September 8, 2003
Church reaches out to deaf
From: The Argus, CA - Sept 8, 2003
Mission Springs adds a pastor By Melissa Evans, STAFF WRITER FREMONT -- Brittany and Brianna Dike are very much ingrained in a tight-knit culture defined by silence. At home and at school, they are surrounded by their deaf peers.
At church, it's another story.
Their mother, Barbie, brought her 5- and 9-year-old daughters to the predominantly hearing Mission Springs Church about a year ago. It seemed the safest place, she said, for her daughters to gain exposure to a world in which they must function when they leave the security of Fremont's California School for the Deaf.
"They already have plenty of exposure to the deaf world," Barbie Dike signed through an interpreter.
At the time, the Dikes joined two other families with deaf members. The church already had an interpreter who stood beside Pastor Rob Peterson during Sunday sermons.
These days -- with 30 deaf members out of about 120 -- the church does better than that. The church has eight interpreters who attend Sunday school, Bible studies and other church activities. Many hearing members have taken American Sign Language classes offered by the church. Music during worship is bolstered with bass so that deaf members can feel the music without hearing it.
And on Sunday, the church introduced its new associate pastor of deaf ministries, David Fair, whose salary will be paid by a $30,000 grant the church received from the Mill Neck Foundation for Deaf Ministry.
"I found that a hearing pastor could not be as effective in ministering to deaf members," Peterson said.
All-deaf churches do exist, particularly in the Tri-City area, which is home to one of the nation's largest deaf schools.
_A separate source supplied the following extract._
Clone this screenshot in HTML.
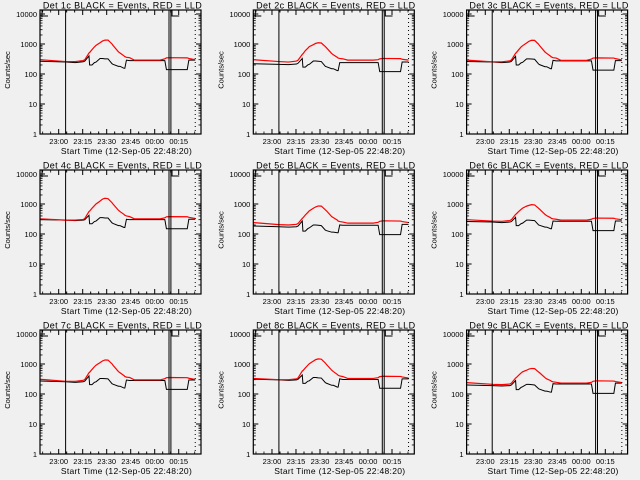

But Fair, Dike and others say it is crucial for deaf people to blend with the outside world.
Fair, who has worked in mostly deaf congregations for the last 20 years, hopes to encourage deaf members at Mission Springs to gain more confidence.
"Both (hearing and deaf) people have gifts and talents to contribute," he signed through an interpreter. "Through stewardship, I want deaf members to take ownership for their church, to feel like 'This is my church.'"
The first deaf member of Mission Springs was a teenager named Damian who had been adopted by hearing parents, Lisa and Greg Hansen. When the church hired an interpreter, he finally could sit with other high schoolers involved in the church's Quest program instead of next to his mother.
The family has left the church, but the ministry has continued to grow.
The transition has been surprisingly easy, some members say.
Many of the church members already knew sign language and were familiar with the culture, said Kim Meierotto, who has attended Mission Springs for 17 years.
"I don't think (including deaf members) changed our mission in any way," she said. "They just broadened it."